The intrinsic helical π-conjugated skeleton makes helicenes highly promising for circularly polarized electroluminescence (CPEL). Generally, carbon helicenes undergo low external quantum efficiency (EQE), while the incorporation of a multi-resonance thermally activated delayed fluorescence (MR-TADF) BN structure has led to an improvement. However, the reported B,N-embedded helicenes all show low electroluminescence dissymmetry factors (g_EL), typically around 1×10^-3. Therefore, the development of B,N-embedded helicenes with both a high EQE and g_EL value is crucial for achieving highly efficient CPEL. Herein, a facile approach to synthesize B,N-embedded hetero[9]helicenes, BN[9]H, is presented.
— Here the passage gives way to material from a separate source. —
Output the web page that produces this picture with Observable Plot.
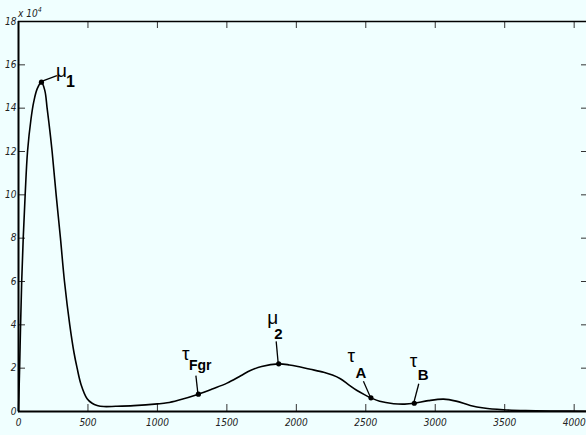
<!DOCTYPE html>
<html>
<head>
<meta charset="utf-8">
<script src="https://cdn.jsdelivr.net/npm/d3@7"></script>
<script src="https://cdn.jsdelivr.net/npm/@observablehq/plot@0.6"></script>
<style>
  html, body { margin: 0; padding: 0; background: #f0ffff; }
  #chart svg { display: block; overflow: visible; }
</style>
</head>
<body>
<div id="chart"></div>
<script>
// ---- data (y values in units of 10^4) ----
const curveX = [0, 8, 15, 23, 34, 48, 65, 90, 110, 135, 165, 190, 206, 225, 242, 271, 302, 331, 369, 400, 422, 450, 494, 530, 566, 614, 700, 830, 1000, 1070, 1150, 1295, 1400, 1501, 1600, 1669, 1750, 1873, 1950, 2029, 2100, 2197, 2260, 2317, 2380, 2437, 2490, 2537, 2600, 2700, 2780, 2849, 2950, 3060, 3150, 3252, 3350, 3491, 3650, 3875, 4096];
const curveY = [0, 2, 4, 6, 8, 10, 12, 13.5, 14.3, 14.9, 15.2, 14.8, 14, 13, 12, 10, 8, 6, 4, 2.7, 2, 1.25, 0.59, 0.38, 0.28, 0.23, 0.24, 0.27, 0.35, 0.4, 0.52, 0.8, 1.05, 1.31, 1.65, 1.89, 2.08, 2.2, 2.15, 2.05, 1.95, 1.81, 1.68, 1.51, 1.22, 0.97, 0.78, 0.63, 0.47, 0.36, 0.34, 0.38, 0.5, 0.57, 0.48, 0.28, 0.16, 0.08, 0.04, 0.02, 0.01];

const markerX = [165, 1295, 1873, 2537, 2849];
const markerY = [15.2, 0.8, 2.2, 0.63, 0.38];
const markerGreek = ["μ", "τ", "μ", "τ", "τ"];
const markerSub = ["1", "Fgr", "2", "A", "B"];

const xTicks = [0, 500, 1000, 1500, 2000, 2500, 3000, 3500, 4000];
const yTicks = [0, 2, 4, 6, 8, 10, 12, 14, 16, 18];
const yExponent = "4";

// ---- layout (pixel offsets of leader lines and labels from each marker) ----
const labelLayout = [
  {lx: 16, ly: -6,  gx: 15,  gy: -5,  sx: 25,  sy: 5,   ss: 16},
  {lx: -2, ly: -18, gx: -16, gy: -34, sx: -9,  sy: -24, ss: 14},
  {lx: -2, ly: -22, gx: -11, gy: -39, sx: -4,  sy: -24, ss: 15},
  {lx: -7, ly: -16, gx: -23, gy: -35, sx: -15, sy: -19, ss: 15},
  {lx: 5,  ly: -19, gx: -4,  gy: -36, sx: 4,   sy: -23, ss: 15}
];

const curve = curveX.map((x, i) => ({x, y: curveY[i]}));
const markers = markerX.map((x, i) => ({x, y: markerY[i], g: markerGreek[i], s: markerSub[i]}));

const W = 586, H = 435, ML = 18, MT = 21, MB = 24;
const frameW = W - ML, frameH = H - MT - MB;
const tickLen = 7;
const tickFont = "'Liberation Sans Narrow', 'Arial Narrow', 'DejaVu Sans Condensed', 'Liberation Sans', sans-serif";

const plot = Plot.plot({
  width: W,
  height: H,
  marginLeft: ML,
  marginTop: MT,
  marginBottom: MB,
  marginRight: 0,
  x: {domain: [0, 4096], range: [ML, 587]},
  y: {domain: [0, 18], range: [H - MB, MT]},
  style: {background: "transparent", fontFamily: tickFont, fontSize: "10px", fontStyle: "italic", color: "#222", overflow: "visible"},
  marks: [
    // inward ticks
    Plot.ruleX(xTicks, {stroke: "#333", strokeWidth: 1, insetTop: frameH - tickLen}),
    Plot.ruleX(xTicks, {stroke: "#333", strokeWidth: 1, insetBottom: frameH - tickLen}),
    Plot.ruleY(yTicks, {stroke: "#333", strokeWidth: 1, insetRight: frameW - tickLen}),
    Plot.ruleY(yTicks, {stroke: "#333", strokeWidth: 1, insetLeft: frameW - 5}),
    // axis box
    Plot.ruleY([18], {stroke: "black", strokeWidth: 1.3}),
    Plot.ruleY([0], {stroke: "black", strokeWidth: 2}),
    Plot.ruleX([0], {stroke: "black", strokeWidth: 2}),
    // tick labels
    Plot.axisX({ticks: xTicks, tickSize: 0, tickPadding: 7, tickFormat: d => String(d), label: null}),
    Plot.axisY({ticks: yTicks, tickSize: 0, tickPadding: 2, tickFormat: d => String(d), label: null}),
    // data
    Plot.line(curve, {x: "x", y: "y", curve: "catmull-rom", stroke: "black", strokeWidth: 1.6}),
    Plot.dot(markers, {x: "x", y: "y", r: 2.6, fill: "black", stroke: "none"})
  ]
});

document.getElementById("chart").append(plot);

// ---- annotations using the plot's own scales ----
const sx = plot.scale("x"), sy = plot.scale("y");
const svg = d3.select(plot);
const g = svg.append("g")
  .attr("font-family", "'Liberation Sans', Arial, sans-serif")
  .attr("font-style", "normal")
  .attr("text-anchor", "start")
  .attr("fill", "black");

markers.forEach((m, i) => {
  const L = labelLayout[i];
  const px = sx.apply(m.x), py = sy.apply(m.y);
  g.append("line")
    .attr("x1", px).attr("y1", py)
    .attr("x2", px + L.lx).attr("y2", py + L.ly)
    .attr("stroke", "black").attr("stroke-width", 1.3);
  g.append("text")
    .attr("x", px + L.gx).attr("y", py + L.gy)
    .attr("font-size", 19).attr("font-weight", "normal")
    .text(m.g);
  g.append("text")
    .attr("x", px + L.sx).attr("y", py + L.sy)
    .attr("font-size", L.ss).attr("font-weight", "bold")
    .text(m.s);
});

// exponent label "x 10^4" above the y axis
const ex = svg.append("text")
  .attr("x", sx.apply(0)).attr("y", sy.apply(18) - 4)
  .attr("text-anchor", "start")
  .attr("font-family", tickFont).attr("font-style", "italic")
  .attr("font-size", 10).attr("fill", "#222");
ex.append("tspan").text("x 10");
ex.append("tspan").attr("font-size", 7).attr("dy", -5).text(yExponent);
</script>
</body>
</html>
BN[9]H shows a bright photoluminescence with a maximum at 578 nm with a high luminescence dissymmetry factor (|g_lum|) up to 5.8×10^-3, attributed to its inherited MR-TADF property and intrinsic helical skeleton. Furthermore, circularly polarized OLED devices incorporating BN[9]H as an emitter show a maximum EQE of 35.5 %, a small full width at half-maximum of 48 nm, and, more importantly, a high |g_EL| value of 6.2×10^-3. The Q-factor (|EQE×g_EL|) of CP-OLEDs is determined to be 2.2×10^-3, which is the highest among helicene analogues. This work provides a new approach for the synthesis of higher helicenes and paves a new way for the construction of highly efficient CPEL materials.